一方、政府が提出検討中に位置付けるGPIF(年金積立金管理運用独立行政法人)を改革する年金積立金管理運用機構法案は、今国会への提出が見送られる見通しが高いとされながらも、大幅な会期延長があり、かつ国会情勢の環境が与党ペースであれば、提出して審議入りする可能性も完全には消えていない。
上記法案のうち、(1)の戦後70年戦没者遺族に対する特別給付金支給法改正案は、3月18日に衆院で審議入りし、参院に送られた後、3月31日に可決・成立。即日、公布された。
(2)の国民健康保険法改正案は、4月14日に衆院本会議で趣旨説明が行われ、同15日から所管の衆院厚生労働委員会で審議入り。政府は、月内に参院へ送りたい意向だ。

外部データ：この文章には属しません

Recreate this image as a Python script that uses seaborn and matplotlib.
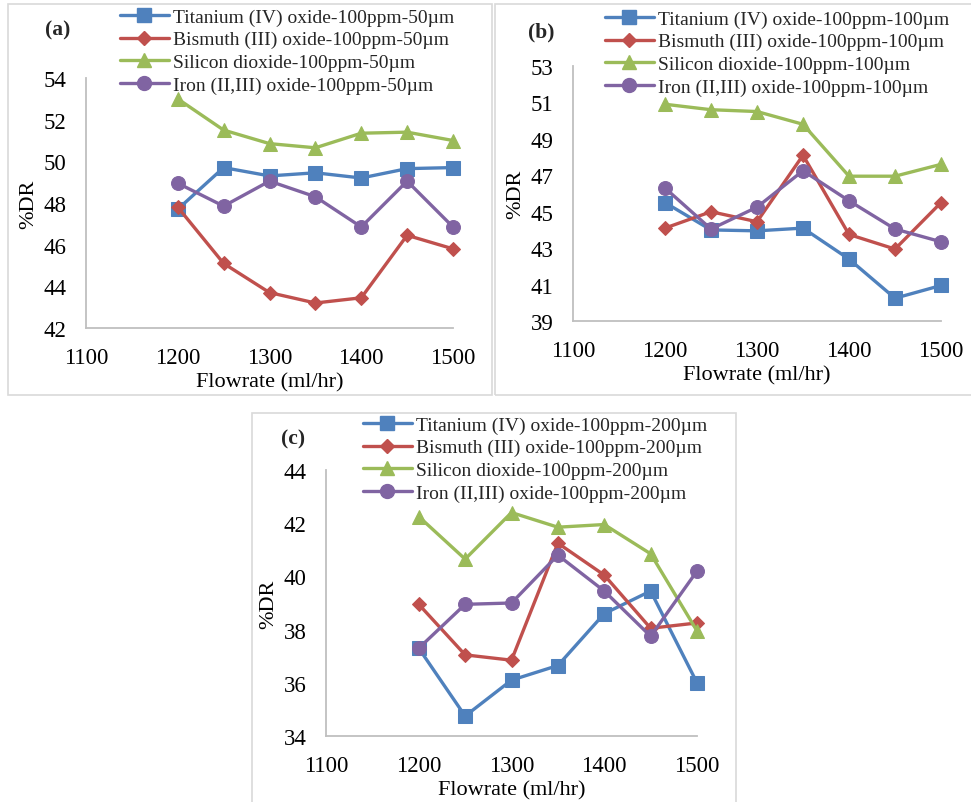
import matplotlib
matplotlib.use("Agg")
import matplotlib.pyplot as plt
import seaborn as sns
import pandas as pd
from matplotlib.patches import Rectangle
from matplotlib.lines import Line2D

sns.set_theme(style="white")
plt.rcParams['font.family'] = ['Liberation Serif', 'DejaVu Serif']

flowrate = [1200, 1250, 1300, 1350, 1400, 1450, 1500]
materials = ["Titanium (IV) oxide", "Bismuth (III) oxide", "Silicon dioxide", "Iron (II,III) oxide"]

# Panel (a) 50 µm
a_ti = [47.7, 49.7, 49.3, 49.45, 49.2, 49.65, 49.7]
a_bi = [47.8, 45.1, 43.7, 43.2, 43.45, 46.45, 45.8]
a_si = [53.0, 51.5, 50.85, 50.65, 51.35, 51.4, 51.0]
a_fe = [48.95, 47.85, 49.05, 48.3, 46.85, 49.05, 46.85]
# Panel (b) 100 µm
b_ti = [45.5, 44.0, 43.95, 44.1, 42.4, 40.25, 40.95]
b_bi = [44.1, 45.0, 44.45, 48.1, 43.75, 42.95, 45.5]
b_si = [50.9, 50.6, 50.5, 49.8, 46.95, 46.95, 47.6]
b_fe = [46.3, 44.05, 45.25, 47.25, 45.6, 44.05, 43.35]
# Panel (c) 200 µm
c_ti = [37.3, 34.75, 36.1, 36.65, 38.6, 39.45, 36.0]
c_bi = [38.95, 37.05, 36.85, 41.25, 40.05, 38.05, 38.25]
c_si = [42.25, 40.65, 42.4, 41.85, 41.95, 40.85, 37.95]
c_fe = [37.3, 38.95, 39.0, 40.8, 39.45, 37.75, 40.2]

colors = ["#4F81BD", "#C0504D", "#9BBB59", "#8064A2"]
markers = ["s", "D", "^", "o"]
msizes = [10, 7.5, 10.5, 10]

W, H = 971, 803
fig = plt.figure(figsize=(W / 100, H / 100), dpi=100)

def rect(l, t, r, b):
    return [l / W, 1 - b / H, (r - l) / W, (b - t) / H]

# panel borders
for (l, t, r, b) in [(8, 5, 492, 396), (495, 5, 980, 396), (252, 414, 736, 810)]:
    fig.patches.append(Rectangle((l / W, 1 - b / H), (r - l) / W, (b - t) / H,
                                 transform=fig.transFigure, fill=False,
                                 edgecolor="#D9D9D9", lw=1.2, zorder=0))

panels = [
    dict(series=[a_ti, a_bi, a_si, a_fe], size="50µm", ylim=(42, 54), yticks=range(42, 55, 2),
         ax=rect(86, 79, 453, 329), label="(a)", lab_xy=(58, 30), leg_xy=(120, 9)),
    dict(series=[b_ti, b_bi, b_si, b_fe], size="100µm", ylim=(39, 53), yticks=range(39, 54, 2),
         ax=rect(573, 67, 941, 322), label="(b)", lab_xy=(541, 32), leg_xy=(605, 11)),
    dict(series=[c_ti, c_bi, c_si, c_fe], size="200µm", ylim=(34, 44), yticks=range(34, 45, 2),
         ax=rect(326, 471, 697, 737), label="(c)", lab_xy=(293, 439), leg_xy=(363, 417)),
]

for p in panels:
    ax = fig.add_axes(p["ax"])
    names = [f"{m}-100ppm-{p['size']}" for m in materials]
    rows = []
    for name, vals in zip(names, p["series"]):
        for x, y in zip(flowrate, vals):
            rows.append({"Flowrate": x, "DR": y, "Series": name})
    df = pd.DataFrame(rows)
    for i, name in enumerate(names):
        sns.lineplot(data=df[df["Series"] == name], x="Flowrate", y="DR", ax=ax,
                     color=colors[i], marker=markers[i], markersize=msizes[i],
                     markeredgecolor=colors[i], linewidth=2.4, clip_on=False,
                     legend=False, zorder=3 + i)
    ax.set_xlim(1100, 1500)
    ax.set_ylim(*p["ylim"])
    ax.set_xticks(range(1100, 1501, 100))
    ax.set_yticks(list(p["yticks"]))
    for s in ["top", "right"]:
        ax.spines[s].set_visible(False)
    for s in ["left", "bottom"]:
        ax.spines[s].set_color("#BFBFBF")
        ax.spines[s].set_linewidth(1.3)
    ax.tick_params(axis="both", length=4, width=1.2, color="#BFBFBF",
                   labelsize=16.5, labelcolor="black")
    ax.tick_params(axis="y", direction="out", pad=10)
    ax.tick_params(axis="x", direction="in", pad=14)
    ax.set_xlabel("Flowrate (ml/hr)", fontsize=16, color="black", labelpad=3)
    ax.set_ylabel("%DR", fontsize=16, color="black", labelpad=4)
    ax.patch.set_alpha(0)

    handles = [Line2D([0], [0], color=colors[i], marker=markers[i], markersize=msizes[i],
                      lw=2.4) for i in range(4)]
    lx, ly = p["leg_xy"]
    fig.legend(handles, names, loc="upper left", bbox_to_anchor=(lx / W, 1 - ly / H),
               frameon=False, fontsize=14, handlelength=2.5, handletextpad=0.25,
               labelspacing=0.26, borderaxespad=0, borderpad=0)
    fx, fy = p["lab_xy"]
    fig.text(fx / W, 1 - fy / H, p["label"], fontsize=15.5, fontweight="bold",
             ha="center", va="center")

fig.savefig("out.png", dpi=100)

(3)の厚労省所管の独立行政法人改革推進法案は、3月27日に衆院厚労委で審議入りし、4月14日に衆院本会議を通過。参院へ送付された。
(5)勤労青少年福祉法改正案(若者雇用促進対策法案)は、対決法案でないこともあり、参院先議を野党が了承。4月14日に参院厚労委で審議入りし、同17日の本会で可決、衆院へ送られた。
これ以外の法案は、大型連休を挟んで、国会全体の流れを踏まえた与野党の水面下の攻防の中で、審議入りの有無や成立の可否が一歩ずつ進んでいくことになる。
派遣法改正案、注視される5月上旬以降の展開
与野党対決法案で重要広範議案の労働者派遣法改正案は、5月上旬の審議入りの動きとともに、出口である参院通過の日程感。さらに、9月1日施行を念頭にした場合、改正法案成立後に政省令などを決める労働政策審議会・労働力需給制度部会の開催スケジュールとその議論の着眼点が最も重要になる。